╔══

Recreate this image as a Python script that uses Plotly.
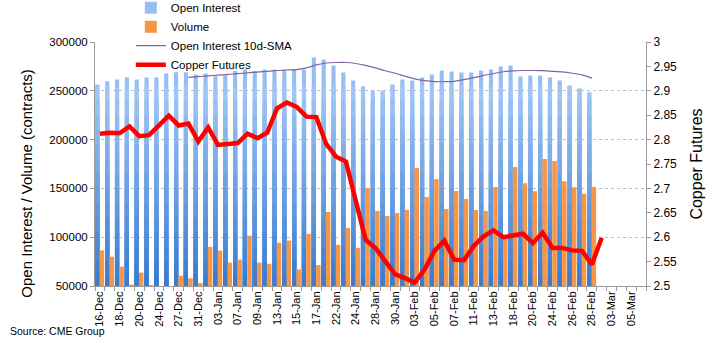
import plotly.graph_objects as go

dates = ["16-Dec", "17-Dec", "18-Dec", "19-Dec", "20-Dec", "23-Dec", "24-Dec", "26-Dec",
         "27-Dec", "30-Dec", "31-Dec", "02-Jan", "03-Jan", "06-Jan", "07-Jan", "08-Jan",
         "09-Jan", "10-Jan", "13-Jan", "14-Jan", "15-Jan", "16-Jan", "17-Jan", "21-Jan",
         "22-Jan", "23-Jan", "24-Jan", "27-Jan", "28-Jan", "29-Jan", "30-Jan", "31-Jan",
         "03-Feb", "04-Feb", "05-Feb", "06-Feb", "07-Feb", "10-Feb", "11-Feb", "12-Feb",
         "13-Feb", "14-Feb", "18-Feb", "19-Feb", "20-Feb", "21-Feb", "24-Feb", "25-Feb",
         "26-Feb", "27-Feb", "28-Feb", "02-Mar", "03-Mar", "04-Mar", "05-Mar", "06-Mar"]

open_interest = [256500, 259900, 261600, 263600, 261600, 263600, 263600, 267700, 269000, 269000,
                 266700, 267700, 265000, 266000, 270400, 271800, 270400, 271800, 271800, 271800,
                 271800, 271800, 284000, 282000, 275900, 268700, 260600, 254400, 250000, 250000,
                 256500, 261600, 260600, 263600, 266700, 270800, 269700, 268700, 268700, 270800,
                 271800, 274800, 275900, 264600, 265700, 265700, 263600, 260600, 255500, 252400,
                 248300]

volume = [86500, 80000, 69800, 51500, 63700, 51000, 30000, 25000, 60600, 57900,
          53000, 90000, 86300, 73900, 77000, 101500, 73900, 72800, 94300, 96600,
          67000, 103400, 71500, 125800, 92200, 109500, 89000, 150400, 126900, 121700,
          124800, 127900, 170900, 141200, 159500, 128900, 147300, 139100, 127900, 126800,
          151400, 100000, 171800, 155300, 147200, 180000, 178000, 157300, 151300, 144500,
          151400]

sma_first_index = 9
oi_sma10 = [263800, 264500, 265300, 266000, 266800, 267600, 268400, 269200, 270000, 270800,
            271300, 271700, 273500, 276500, 278500, 279000, 279000, 278000, 276000, 273500,
            270500, 268000, 265000, 262300, 260500, 259500, 259300, 259700, 261500, 263500,
            265800, 267700, 269500, 270500, 270800, 270800, 270600, 270000, 269300, 268000,
            266300, 263000]

copper = [2.812, 2.814, 2.813, 2.827, 2.807, 2.809, 2.829, 2.849, 2.829, 2.833,
          2.796, 2.825, 2.789, 2.791, 2.793, 2.812, 2.803, 2.814, 2.864, 2.876,
          2.867, 2.847, 2.846, 2.791, 2.765, 2.755, 2.675, 2.595, 2.578, 2.551,
          2.524, 2.516, 2.507, 2.534, 2.572, 2.593, 2.554, 2.553, 2.582, 2.602,
          2.614, 2.600, 2.604, 2.607, 2.588, 2.609, 2.578, 2.578, 2.573, 2.572,
          2.544, 2.599]

pos = list(range(len(dates)))
x_oi = pos[:len(open_interest)]
x_vol = pos[:len(volume)]
x_sma = pos[sma_first_index:sma_first_index + len(oi_sma10)]
x_cu = pos[:len(copper)]

FONT = "Liberation Sans, Arial, sans-serif"

fig = go.Figure()

# Open interest bars with a vertical gradient built from overlaid bands
light = (168, 204, 248)
dark = (58, 122, 205)
band_tops = [None, 255000, 240000, 225000, 210000, 195000, 180000, 165000, 150000,
             135000, 120000, 105000, 90000, 75000, 62000]


def band_color(v):
    f = (v - 50000) / (265000 - 50000)
    f = max(0.0, min(1.0, f))
    c = [round(dark[i] + (light[i] - dark[i]) * f) for i in range(3)]
    return "rgb(%d,%d,%d)" % tuple(c)


for k, t in enumerate(band_tops):
    if t is None:
        ys = open_interest
        col = band_color(230000)
    else:
        ys = [min(v, t) for v in open_interest]
        col = band_color(t - 7500)
    fig.add_trace(go.Bar(
        x=x_oi, y=ys, name="Open Interest", marker=dict(color=col, line=dict(width=0)),
        offset=-0.47, width=0.42, showlegend=(k == 0), legendrank=1,
        hoverinfo="skip" if k else None,
    ))

fig.add_trace(go.Bar(
    x=x_vol, y=volume, name="Volume", marker=dict(color="#F79646", line=dict(width=0)),
    offset=-0.03, width=0.46, legendrank=2,
))

fig.add_trace(go.Scatter(
    x=x_sma, y=oi_sma10, name="Open Interest 10d-SMA", mode="lines",
    line=dict(color="#8064A2", width=1.2, shape="spline", smoothing=0.6), legendrank=3,
))

fig.add_trace(go.Scatter(
    x=x_cu, y=copper, name="Copper Futures", mode="lines", yaxis="y2",
    line=dict(color="#FF0000", width=4.5), legendrank=4,
))

axis_col = "#9A9A9A"

fig.update_layout(
    width=710, height=346,
    margin=dict(l=95, r=64, t=42, b=60, autoexpand=False),
    paper_bgcolor="white", plot_bgcolor="white",
    barmode="overlay",
    font=dict(family=FONT, size=11, color="#000000"),
    showlegend=True,
    legend=dict(x=0.065, y=1.2, xanchor="left", yanchor="top",
                bgcolor="rgba(0,0,0,0)", font=dict(family=FONT, size=11.5),
                tracegroupgap=0, itemwidth=30, traceorder="normal"),
    xaxis=dict(
        range=[-0.5, len(dates) - 0.5],
        tickvals=pos[::2], ticktext=dates[::2], tickangle=-90,
        ticks="", showgrid=False, zeroline=False,
        showline=True, linecolor=axis_col, linewidth=1,
        tickfont=dict(family=FONT, size=11),
        minor=dict(ticks="outside", ticklen=4, tick0=-0.5, dtick=1,
                   tickcolor=axis_col, showgrid=False),
    ),
    yaxis=dict(
        range=[50000, 300000], dtick=50000, tickformat="d",
        showgrid=True, gridcolor="#BFBFBF", griddash="3px,3px", gridwidth=1,
        zeroline=False, showline=True, linecolor=axis_col, linewidth=1,
        ticks="outside", ticklen=4, tickcolor=axis_col,
        tickfont=dict(family=FONT, size=11.5),
    ),
    yaxis2=dict(
        overlaying="y", side="right",
        range=[2.5, 3.0], dtick=0.05, tickformat="~g",
        showgrid=False, zeroline=False,
        showline=True, linecolor=axis_col, linewidth=1,
        ticks="outside", ticklen=4, tickcolor=axis_col,
        tickfont=dict(family=FONT, size=12),
        title=dict(text="Copper Futures", font=dict(family=FONT, size=16), standoff=14),
    ),
    annotations=[
        dict(text="Open Interest / Volume (contracts)", textangle=-90,
             xref="paper", yref="paper", x=-0.125, y=0.42,
             xanchor="center", yanchor="middle", showarrow=False,
             font=dict(family=FONT, size=15, color="#000000")),
        dict(text="Source: CME Group", xref="paper", yref="paper",
             x=-0.158, y=-0.185, xanchor="left", yanchor="middle", showarrow=False,
             font=dict(family=FONT, size=10.5, color="#000000")),
    ],
)

fig.write_html("out.html")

╚══

Written instruction — Reproduce the data above in full, exactly as it is, with the pictures left out.

Response below —
Recreate this image as a Python script that uses Plotly.
import plotly.graph_objects as go

dates = ["16-Dec", "17-Dec", "18-Dec", "19-Dec", "20-Dec", "23-Dec", "24-Dec", "26-Dec",
         "27-Dec", "30-Dec", "31-Dec", "02-Jan", "03-Jan", "06-Jan", "07-Jan", "08-Jan",
         "09-Jan", "10-Jan", "13-Jan", "14-Jan", "15-Jan", "16-Jan", "17-Jan", "21-Jan",
         "22-Jan", "23-Jan", "24-Jan", "27-Jan", "28-Jan", "29-Jan", "30-Jan", "31-Jan",
         "03-Feb", "04-Feb", "05-Feb", "06-Feb", "07-Feb", "10-Feb", "11-Feb", "12-Feb",
         "13-Feb", "14-Feb", "18-Feb", "19-Feb", "20-Feb", "21-Feb", "24-Feb", "25-Feb",
         "26-Feb", "27-Feb", "28-Feb", "02-Mar", "03-Mar", "04-Mar", "05-Mar", "06-Mar"]

open_interest = [256500, 259900, 261600, 263600, 261600, 263600, 263600, 267700, 269000, 269000,
                 266700, 267700, 265000, 266000, 270400, 271800, 270400, 271800, 271800, 271800,
                 271800, 271800, 284000, 282000, 275900, 268700, 260600, 254400, 250000, 250000,
                 256500, 261600, 260600, 263600, 266700, 270800, 269700, 268700, 268700, 270800,
                 271800, 274800, 275900, 264600, 265700, 265700, 263600, 260600, 255500, 252400,
                 248300]

volume = [86500, 80000, 69800, 51500, 63700, 51000, 30000, 25000, 60600, 57900,
          53000, 90000, 86300, 73900, 77000, 101500, 73900, 72800, 94300, 96600,
          67000, 103400, 71500, 125800, 92200, 109500, 89000, 150400, 126900, 121700,
          124800, 127900, 170900, 141200, 159500, 128900, 147300, 139100, 127900, 126800,
          151400, 100000, 171800, 155300, 147200, 180000, 178000, 157300, 151300, 144500,
          151400]

sma_first_index = 9
oi_sma10 = [263800, 264500, 265300, 266000, 266800, 267600, 268400, 269200, 270000, 270800,
            271300, 271700, 273500, 276500, 278500, 279000, 279000, 278000, 276000, 273500,
            270500, 268000, 265000, 262300, 260500, 259500, 259300, 259700, 261500, 263500,
            265800, 267700, 269500, 270500, 270800, 270800, 270600, 270000, 269300, 268000,
            266300, 263000]

copper = [2.812, 2.814, 2.813, 2.827, 2.807, 2.809, 2.829, 2.849, 2.829, 2.833,
          2.796, 2.825, 2.789, 2.791, 2.793, 2.812, 2.803, 2.814, 2.864, 2.876,
          2.867, 2.847, 2.846, 2.791, 2.765, 2.755, 2.675, 2.595, 2.578, 2.551,
          2.524, 2.516, 2.507, 2.534, 2.572, 2.593, 2.554, 2.553, 2.582, 2.602,
          2.614, 2.600, 2.604, 2.607, 2.588, 2.609, 2.578, 2.578, 2.573, 2.572,
          2.544, 2.599]

pos = list(range(len(dates)))
x_oi = pos[:len(open_interest)]
x_vol = pos[:len(volume)]
x_sma = pos[sma_first_index:sma_first_index + len(oi_sma10)]
x_cu = pos[:len(copper)]

FONT = "Liberation Sans, Arial, sans-serif"

fig = go.Figure()

# Open interest bars with a vertical gradient built from overlaid bands
light = (168, 204, 248)
dark = (58, 122, 205)
band_tops = [None, 255000, 240000, 225000, 210000, 195000, 180000, 165000, 150000,
             135000, 120000, 105000, 90000, 75000, 62000]


def band_color(v):
    f = (v - 50000) / (265000 - 50000)
    f = max(0.0, min(1.0, f))
    c = [round(dark[i] + (light[i] - dark[i]) * f) for i in range(3)]
    return "rgb(%d,%d,%d)" % tuple(c)


for k, t in enumerate(band_tops):
    if t is None:
        ys = open_interest
        col = band_color(230000)
    else:
        ys = [min(v, t) for v in open_interest]
        col = band_color(t - 7500)
    fig.add_trace(go.Bar(
        x=x_oi, y=ys, name="Open Interest", marker=dict(color=col, line=dict(width=0)),
        offset=-0.47, width=0.42, showlegend=(k == 0), legendrank=1,
        hoverinfo="skip" if k else None,
    ))

fig.add_trace(go.Bar(
    x=x_vol, y=volume, name="Volume", marker=dict(color="#F79646", line=dict(width=0)),
    offset=-0.03, width=0.46, legendrank=2,
))

fig.add_trace(go.Scatter(
    x=x_sma, y=oi_sma10, name="Open Interest 10d-SMA", mode="lines",
    line=dict(color="#8064A2", width=1.2, shape="spline", smoothing=0.6), legendrank=3,
))

fig.add_trace(go.Scatter(
    x=x_cu, y=copper, name="Copper Futures", mode="lines", yaxis="y2",
    line=dict(color="#FF0000", width=4.5), legendrank=4,
))

axis_col = "#9A9A9A"

fig.update_layout(
    width=710, height=346,
    margin=dict(l=95, r=64, t=42, b=60, autoexpand=False),
    paper_bgcolor="white", plot_bgcolor="white",
    barmode="overlay",
    font=dict(family=FONT, size=11, color="#000000"),
    showlegend=True,
    legend=dict(x=0.065, y=1.2, xanchor="left", yanchor="top",
                bgcolor="rgba(0,0,0,0)", font=dict(family=FONT, size=11.5),
                tracegroupgap=0, itemwidth=30, traceorder="normal"),
    xaxis=dict(
        range=[-0.5, len(dates) - 0.5],
        tickvals=pos[::2], ticktext=dates[::2], tickangle=-90,
        ticks="", showgrid=False, zeroline=False,
        showline=True, linecolor=axis_col, linewidth=1,
        tickfont=dict(family=FONT, size=11),
        minor=dict(ticks="outside", ticklen=4, tick0=-0.5, dtick=1,
                   tickcolor=axis_col, showgrid=False),
    ),
    yaxis=dict(
        range=[50000, 300000], dtick=50000, tickformat="d",
        showgrid=True, gridcolor="#BFBFBF", griddash="3px,3px", gridwidth=1,
        zeroline=False, showline=True, linecolor=axis_col, linewidth=1,
        ticks="outside", ticklen=4, tickcolor=axis_col,
        tickfont=dict(family=FONT, size=11.5),
    ),
    yaxis2=dict(
        overlaying="y", side="right",
        range=[2.5, 3.0], dtick=0.05, tickformat="~g",
        showgrid=False, zeroline=False,
        showline=True, linecolor=axis_col, linewidth=1,
        ticks="outside", ticklen=4, tickcolor=axis_col,
        tickfont=dict(family=FONT, size=12),
        title=dict(text="Copper Futures", font=dict(family=FONT, size=16), standoff=14),
    ),
    annotations=[
        dict(text="Open Interest / Volume (contracts)", textangle=-90,
             xref="paper", yref="paper", x=-0.125, y=0.42,
             xanchor="center", yanchor="middle", showarrow=False,
             font=dict(family=FONT, size=15, color="#000000")),
        dict(text="Source: CME Group", xref="paper", yref="paper",
             x=-0.158, y=-0.185, xanchor="left", yanchor="middle", showarrow=False,
             font=dict(family=FONT, size=10.5, color="#000000")),
    ],
)

fig.write_html("out.html")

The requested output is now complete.